Mulheres autistas também são mais vulneráveis às diversas formas de violência contra a mulher. Os parâmetros de socialização da neurotipicidade são confusos, cheio de nuances. Pessoas típicas não comunicam suas expectativas com conversas, com relacionamentos. Elas se aproximam e falam, como se isso fosse simples; como se eu, nós não precisássemos de contexto da fala, motivo da conversa e o que a pessoa espera do diálogo. Quando um tio se aproxima de uma menina autista, passando a mão em seu corpo e pedindo discrição, não há razão para ela diferenciar isso do beijo molhado que a tia lhe tasca na bochecha e os pais lhe obrigam a aguentar para não ser mal-educada. Quando meu primeiro namorado me convenceu que sexo era a premissa de todo relacionamento amoroso eu não soube comunicar meus limites, mal soube demarcá-los; se meu namorado me dizia que sexo era o parâmetro de socialização daquele contexto, por que eu duvidaria? Por que eu diria não? Por que eu não cederia? Eu já havia cedido a tantas outras convenções sociais neurotípicas.

A dificuldade de se articular, de se expressar, de saber impor limites — de se permitir impor limites sem ferir a conduta social típica — nos é corriqueira. Somos obrigadas a aguentar muitas violações para mascarar nosso autismo. Por conseguinte, a violação sexual, a manipulação psicológica, a violência física são só mais alguns inconvenientes que devemos aguentar. Por vezes penso que a neuroatipicidade num mundo típico é enlouquecedora, mas ouso dizer que é a neurotipicidade cobrada de nós que nos adoece e nos suicida. Quando profissionais da saúde mental nos negam o laudo de autista eles nos condenam a um Abu Ghraib mental, nos condenam a uma vida em que não podemos existir tal como somos. A prevalência de homens autistas na população mundial é nosso atestado de loucura e de morte. A cruel ciência que não nos reconhece, não nos estuda, não nos enxerga e não nos ouve nos relega à frustração de processos psicoterapêuticos que nos são ineficazes e de excessos medicamentosos.
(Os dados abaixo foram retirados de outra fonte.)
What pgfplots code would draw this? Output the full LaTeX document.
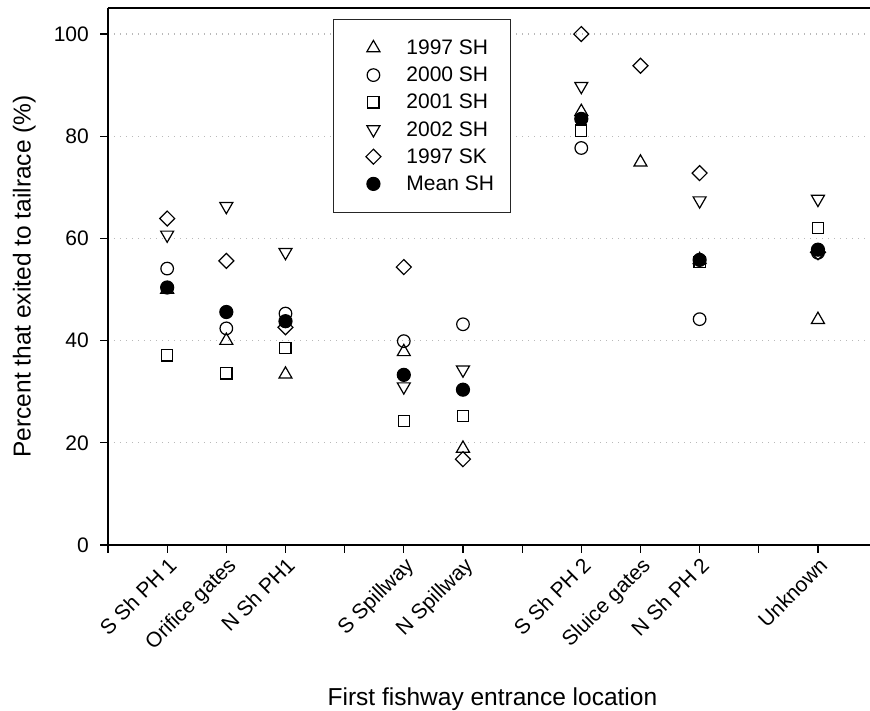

É preciso que a comunidade neurocientífica tenha coragem de admitir a realidade, os especialistas não aceitam mulheres autistas. Somos cuidadoras, somos as mães abandonadas de filhos autistas, somos as professoras de “escolas especiais” — somos as que assistem os deficientes, não podemos ser as deficientes assistidas. É preciso que a comunidade neurocientífica tenha coragem de admitir que nós, fêmeas autistas, temos mais facilidade em mascarar o autismo e em compensar nossos comportamentos deficientes porque a sociedade demanda isso de nós. E é preciso que a comunidade neurocientífica tenha coragem de admitir que nós, mulheres autistas, somos todas histéricas, cheias de transtornos mentais que se confundem com o autismo e abrem brechas a outros diagnósticos por causa da patologizante pressão social em favor da neurotipicidade.